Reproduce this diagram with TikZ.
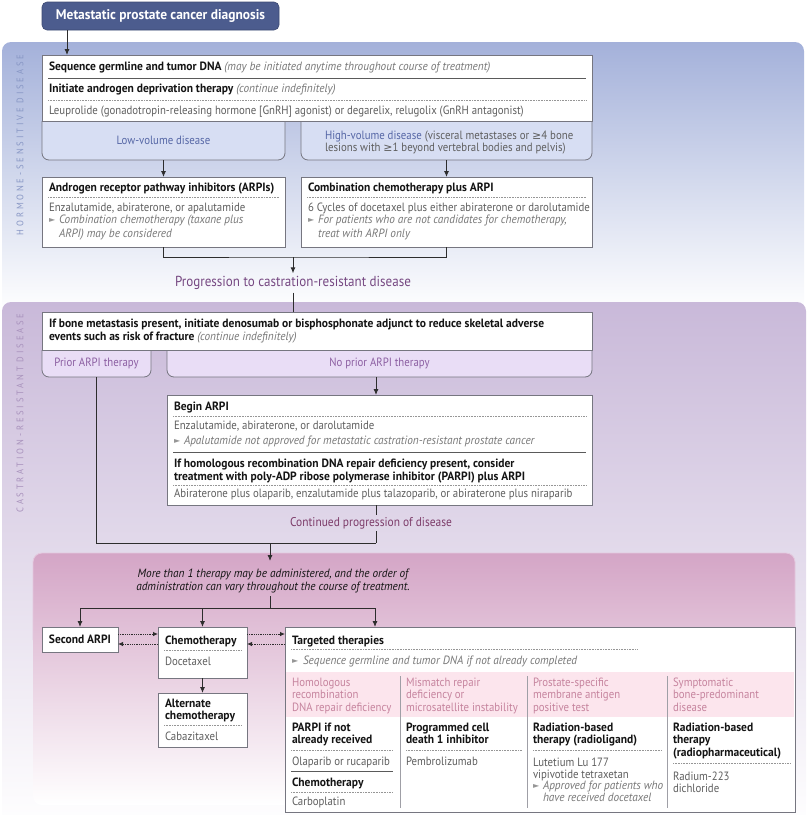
\documentclass[tikz,border=0pt]{standalone}
\usepackage{fontspec}
\setmainfont{PT Sans}[UprightFeatures={FakeStretch=0.9}, BoldFeatures={FakeStretch=0.96}, ItalicFeatures={FakeStretch=0.94}, BoldItalicFeatures={FakeStretch=0.94}]
\newfontfamily\symf{DejaVu Sans}
\usetikzlibrary{arrows.meta}
\definecolor{dkblue}{RGB}{76,92,142}
\definecolor{regblue}{RGB}{164,177,218}
\definecolor{lblue}{RGB}{215,222,243}
\definecolor{bluetxt}{RGB}{86,103,166}
\definecolor{vblue}{RGB}{135,150,196}
\definecolor{regpurple}{RGB}{201,185,217}
\definecolor{lpurple}{RGB}{233,221,246}
\definecolor{purtxt}{RGB}{140,95,162}
\definecolor{progtxt}{RGB}{118,72,130}
\definecolor{contxt}{RGB}{125,60,105}
\definecolor{vpurple}{RGB}{168,145,188}
\definecolor{regpink}{RGB}{212,165,198}
\definecolor{pinkedge}{RGB}{228,200,222}
\definecolor{pinkband}{RGB}{252,229,237}
\definecolor{pinktxt}{RGB}{198,132,158}
\definecolor{graytxt}{RGB}{95,95,95}
\definecolor{itgray}{RGB}{120,120,120}
\definecolor{titleblack}{RGB}{20,20,20}
\definecolor{bordergray}{RGB}{118,118,128}
\definecolor{linegray}{RGB}{45,45,45}
\definecolor{sepgray}{RGB}{90,90,90}
\definecolor{dotgray}{RGB}{150,150,150}
\definecolor{trigray}{RGB}{150,150,150}
\newcommand\fs{\fontsize{12}{13}\selectfont}
\newcommand\gesym{{\symf\fontsize{11}{13}\selectfont ≥}}
\begin{document}
\begin{tikzpicture}[x=1pt,y=-1pt,
  every node/.style={inner sep=0pt, outer sep=0pt},
  wbox/.style={draw=bordergray, fill=white, line width=0.8, anchor=north west},
  lbox/.style={draw=bordergray, fill=lblue, line width=0.8, rounded corners=7},
  pbox/.style={draw=bordergray, fill=lpurple, line width=0.8, rounded corners=7},
  area/.style={anchor=north west},
  tx/.style={anchor=base west, font=\fs, text=graytxt},
  tb/.style={anchor=base west, font=\fs\bfseries, text=titleblack},
  ti/.style={anchor=base west, font=\fs\itshape, text=itgray},
  hd/.style={anchor=base west, font=\fs, text=pinktxt},
  tri/.style={anchor=base west, font=\symf\fontsize{8}{9}\selectfont, text=trigray},
  vlab/.style={rotate=90, font=\fontsize{9.5}{11}\selectfont\addfontfeature{LetterSpace=30}},
  ln/.style={draw=linegray, line width=0.9},
  arr/.style={ln, -{Latex[length=6,width=5]}},
  darr/.style={draw=linegray, line width=0.8, densely dotted, -{Latex[length=5,width=4.5]}},
  solidsep/.style={draw=sepgray, line width=1},
  dotsep/.style={draw=dotgray, line width=0.6, densely dotted},
  colsep/.style={draw=bordergray!70, line width=0.8},
]
\useasboundingbox (0,0) rectangle (810,815);
% ---------- regions
\shade[top color=regblue, middle color=regblue!72!white, bottom color=white, rounded corners=9] (2,42) rectangle (804,312);
\shade[top color=regpurple, middle color=regpurple!70!white, bottom color=white, rounded corners=9] (2,302) rectangle (806,830);
\shade[top color=regpink, bottom color=white, rounded corners=9] (33,553) rectangle (795,805);
\draw[pinkedge, line width=0.8, rounded corners=9] (33,640) -- (33,553) -- (795,553) -- (795,640);
\node[vlab, text=vblue] (vl1) at (20,145) {HORMONE-SENSITIVE DISEASE};
\node[vlab, text=vpurple] (vl2) at (20,413) {CASTRATION-RESISTANT DISEASE};
% ---------- top
\node[fill=dkblue, draw=dkblue!80!black, line width=0.6, rounded corners=5, minimum width=237, minimum height=28, anchor=north west, text=white, font=\fontsize{14}{16}\selectfont\bfseries] (diag) at (42,2) {Metastatic prostate cancer diagnosis};
% ---------- hormone-sensitive
\node[area, minimum width=243, minimum height=39] (low) at (42,121) {};
\draw[lbox] (low.north west) -- (low.south west) -- (low.south east) -- (low.north east);
\node[area, minimum width=291, minimum height=39] (high) at (301,121) {};
\draw[lbox] (high.north west) -- (high.south west) -- (high.south east) -- (high.north east);
\node[wbox, minimum width=550, minimum height=66] (seq) at (42,55) {};
\draw[arr] ([xshift=25]diag.south west) -- ([xshift=25]seq.north west);
\node[tb] (s1) at (49,70.5) {Sequence germline and tumor DNA {\mdseries\itshape\color{itgray}(may be initiated anytime throughout course of treatment)}};
\draw[solidsep] ([shift={(6,23)}]seq.north west) -- ([shift={(-6,23)}]seq.north east);
\node[tb] (s2) at (49,92.5) {Initiate androgen deprivation therapy {\mdseries\itshape\color{itgray}(continue indefinitely)}};
\draw[dotsep] ([shift={(6,45)}]seq.north west) -- ([shift={(-6,45)}]seq.north east);
\node[tx] (s3) at (49,114) {Leuprolide (gonadotropin-releasing hormone [GnRH] agonist) or degarelix, relugolix (GnRH antagonist)};
\node[font=\fs, text=bluetxt] (lowt) at (low.center) {Low-volume disease};
\node[tx] (hi1) at (325,139) {{\color{bluetxt}High-volume disease} (visceral metastases or \gesym4 bone};
\node[tx] (hi2) at (325,151.5) {lesions with \gesym1 beyond vertebral bodies and pelvis)};
\node[wbox, minimum width=243, minimum height=70] (arpi) at (42,177) {};
\draw[arr] (low.south) -- (arpi.north);
\node[tb] (a1) at (49,191) {Androgen receptor pathway inhibitors (ARPIs)};
\draw[dotsep] ([shift={(6,20)}]arpi.north west) -- ([shift={(-6,20)}]arpi.north east);
\node[tx] (a2) at (49,211) {Enzalutamide, abiraterone, or apalutamide};
\node[tri] (a3t) at (49,222.5) {►};
\node[ti] (a3) at (59,223.5) {Combination chemotherapy (taxane plus};
\node[ti] (a4) at (59,237) {ARPI) may be considered};
\node[wbox, minimum width=291, minimum height=70] (comb) at (301,177) {};
\draw[arr] (high.south) -- (comb.north);
\node[tb] (c1) at (308,191) {Combination chemotherapy plus ARPI};
\draw[dotsep] ([shift={(6,20)}]comb.north west) -- ([shift={(-6,20)}]comb.north east);
\node[tx] (c2) at (308,211) {6 Cycles of docetaxel plus either abiraterone or darolutamide};
\node[tri] (c3t) at (308,222.5) {►};
\node[ti] (c3) at (318,223.5) {For patients who are not candidates for chemotherapy,};
\node[ti] (c4) at (318,237) {treat with ARPI only};
\coordinate (j1) at (293,257);
\draw[ln] (arpi.south) |- (j1) -| (comb.south);
\node[font=\fontsize{14.5}{16}\selectfont, text=progtxt, inner sep=3] (prog) at (293,283) {Progression to castration-resistant disease};
\draw[arr] (j1) -- (prog.north);
% ---------- castration-resistant
\node[area, minimum width=109, minimum height=27] (prior) at (42,350) {};
\draw[pbox] (prior.north west) -- (prior.south west) -- (prior.south east) -- (prior.north east);
\node[area, minimum width=425, minimum height=27] (noprior) at (167,350) {};
\draw[pbox] (noprior.north west) -- (noprior.south west) -- (noprior.south east) -- (noprior.north east);
\node[wbox, minimum width=550, minimum height=38] (bone) at (42,312) {};
\draw[ln] (prog.south) -- (prog.south |- bone.north);
\node[tb] (b1) at (49,327.5) {If bone metastasis present, initiate denosumab or bisphosphonate adjunct to reduce skeletal adverse};
\node[tb] (b2) at (49,340.5) {events such as risk of fracture {\mdseries\itshape\color{itgray}(continue indefinitely)}};
\node[font=\fs, text=purtxt] (priort) at (prior.center) {Prior ARPI therapy};
\node[font=\fs, text=purtxt] (noprit) at (noprior.center) {No prior ARPI therapy};
\node[wbox, minimum width=425, minimum height=110] (begin) at (167,395) {};
\draw[arr] ([xshift=-3.5]noprior.south) -- ([xshift=-3.5]begin.north);
\node[tb] (g1) at (174,410.5) {Begin ARPI};
\draw[dotsep] ([shift={(6,21)}]begin.north west) -- ([shift={(-6,21)}]begin.north east);
\node[tx] (g2) at (174,429) {Enzalutamide, abiraterone, or darolutamide};
\node[tri] (g3t) at (174,443) {►};
\node[ti] (g3) at (184,444) {Apalutamide not approved for metastatic castration-resistant prostate cancer};
\draw[solidsep] ([shift={(6,57)}]begin.north west) -- ([shift={(-6,57)}]begin.north east);
\node[tb] (g4) at (174,467) {If homologous recombination DNA repair deficiency present, consider};
\node[tb] (g5) at (174,480.5) {treatment with poly-ADP ribose polymerase inhibitor (PARPI) plus ARPI};
\draw[dotsep] ([shift={(6,90)}]begin.north west) -- ([shift={(-6,90)}]begin.north east);
\node[tx] (g6) at (174,497.5) {Abiraterone plus olaparib, enzalutamide plus talazoparib, or abiraterone plus niraparib};
\node[font=\fontsize{12.7}{14}\selectfont, text=contxt, inner sep=2.5] (cont) at (371,523) {Continued progression of disease};
\coordinate (j2) at (376,543);
\draw[ln] ([xshift=-3.5]begin.south) -- ([xshift=-3.5]begin.south |- cont.north);
\draw[ln] (j2 |- cont.south) -- (j2);
\draw[ln] (prior.south) |- (j2);
\coordinate (j3) at (270,543);
\coordinate (j4) at (270,561);
\draw[arr] (j3) -- (j4);
% ---------- later lines
\node[anchor=base, font=\fs\itshape, text=titleblack] (m1) at (273,577) {More than 1 therapy may be administered, and the order of};
\node[anchor=base, font=\fs\itshape, text=titleblack] (m2) at (273,590) {administration can vary throughout the course of treatment.};
\coordinate (j5) at (270,596);
\coordinate (j6) at (270,608);
\coordinate (j7) at (375,608);
\draw[ln] (j5) -- (j6);
\node[wbox, minimum width=76, minimum height=25] (sarpi) at (42,627) {};
\node[font=\fs\bfseries, text=titleblack] (sarpit) at (sarpi.center) {Second ARPI};
\node[wbox, minimum width=89, minimum height=51] (chemo) at (158,627) {};
\node[wbox, minimum width=89, minimum height=54] (alt) at (158,693) {};
\node[wbox, minimum width=510, minimum height=185] (targ) at (285,627) {};
\draw[ln] (sarpi.north |- j6) -- (j7);
\draw[arr] (sarpi.north |- j6) -- (sarpi.north);
\draw[arr] (chemo.north |- j6) -- (chemo.north);
\draw[arr] (j7) -- (j7 |- targ.north);
\draw[darr] ([shift={(0,7)}]sarpi.north east) -- ([shift={(0,7)}]chemo.north west);
\draw[darr] ([shift={(0,17)}]chemo.north west) -- ([shift={(0,17)}]sarpi.north east);
\draw[darr] ([shift={(0,7)}]chemo.north east) -- ([shift={(0,7)}]targ.north west);
\draw[darr] ([shift={(0,17)}]targ.north west) -- ([shift={(0,17)}]chemo.north east);
\draw[arr] (chemo.south) -- (alt.north);
\node[tb] (ch1) at (165,644) {Chemotherapy};
\draw[dotsep] ([shift={(6,23)}]chemo.north west) -- ([shift={(-6,23)}]chemo.north east);
\node[tx] (ch2) at (165,665) {Docetaxel};
\node[tb] (al1) at (165,707) {Alternate};
\node[tb] (al2) at (165,719) {chemotherapy};
\draw[dotsep] ([shift={(6,32)}]alt.north west) -- ([shift={(-6,32)}]alt.north east);
\node[tx] (al3) at (165,740) {Cabazitaxel};
% ---------- targeted
\fill[pinkband] ([shift={(1,45)}]targ.north west) rectangle ([shift={(-1,90)}]targ.north east);
\node[tb] (tt1) at (292,644) {Targeted therapies};
\draw[dotsep] ([shift={(6,22.5)}]targ.north west) -- ([shift={(352,22.5)}]targ.north west);
\node[tri] (tt2t) at (292,663.5) {►};
\node[ti] (tt2) at (303,664.5) {Sequence germline and tumor DNA if not already completed};
\draw[colsep] ([shift={(115,49)}]targ.north west) -- ([shift={(115,181)}]targ.north west);
\draw[colsep] ([shift={(242,49)}]targ.north west) -- ([shift={(242,181)}]targ.north west);
\draw[colsep] ([shift={(382,49)}]targ.north west) -- ([shift={(382,181)}]targ.north west);
% column 1
\node[hd] (h11) at (292,686) {Homologous};
\node[hd] (h12) at (292,698.5) {recombination};
\node[hd] (h13) at (292,711) {DNA repair deficiency};
\node[tb] (k11) at (292,731) {PARPI if not};
\node[tb] (k12) at (292,743.5) {already received};
\draw[dotsep] ([shift={(6,123)}]targ.north west) -- ([shift={(108,123)}]targ.north west);
\node[tx] (k13) at (292,765) {Olaparib or rucaparib};
\draw[solidsep] ([shift={(6,144)}]targ.north west) -- ([shift={(108,144)}]targ.north west);
\node[tb] (k14) at (292,786) {Chemotherapy};
\draw[dotsep] ([shift={(6,165)}]targ.north west) -- ([shift={(108,165)}]targ.north west);
\node[tx] (k15) at (292,805) {Carboplatin};
% column 2
\node[hd] (h21) at (406,686) {Mismatch repair};
\node[hd] (h22) at (406,698.5) {deficiency or};
\node[hd] (h23) at (406,711) {microsatellite instability};
\node[tb] (k21) at (406,731) {Programmed cell};
\node[tb] (k22) at (406,743.5) {death 1 inhibitor};
\draw[dotsep] ([shift={(121,123)}]targ.north west) -- ([shift={(237,123)}]targ.north west);
\node[tx] (k23) at (406,765) {Pembrolizumab};
% column 3
\node[hd] (h31) at (533,686) {Prostate-specific};
\node[hd] (h32) at (533,698.5) {membrane antigen};
\node[hd] (h33) at (533,711) {positive test};
\node[tb] (k31) at (533,731) {Radiation-based};
\node[tb] (k32) at (533,743.5) {therapy (radioligand)};
\draw[dotsep] ([shift={(248,123)}]targ.north west) -- ([shift={(377,123)}]targ.north west);
\node[tx] (k33) at (533,766) {Lutetium Lu 177};
\node[tx] (k34) at (533,778) {vipivotide tetraxetan};
\node[tri] (k35t) at (533,788.5) {►};
\node[ti] (k35) at (543,789.5) {Approved for patients who};
\node[ti] (k36) at (543,801.5) {have received docetaxel};
% column 4
\node[hd] (h41) at (673,686) {Symptomatic};
\node[hd] (h42) at (673,698.5) {bone-predominant};
\node[hd] (h43) at (673,711) {disease};
\node[tb] (k41) at (673,731) {Radiation-based};
\node[tb] (k42) at (673,743.5) {therapy};
\node[tb] (k43) at (673,756) {(radiopharmaceutical)};
\draw[dotsep] ([shift={(388,136)}]targ.north west) -- ([shift={(505,136)}]targ.north west);
\node[tx] (k44) at (673,780) {Radium-223};
\node[tx] (k45) at (673,792.5) {dichloride};
\end{tikzpicture}
\end{document}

○ ○ ○ ○

What you will do - Find the word "with" in the data and copy out each line where it turns up.

Worked solution -
Reproduce this diagram with TikZ.
\node[tx] (hi2) at (325,151.5) {lesions with \gesym1 beyond vertebral bodies and pelvis)};
\node[ti] (c4) at (318,237) {treat with ARPI only};
\node[tb] (g5) at (174,480.5) {treatment with poly-ADP ribose polymerase inhibitor (PARPI) plus ARPI};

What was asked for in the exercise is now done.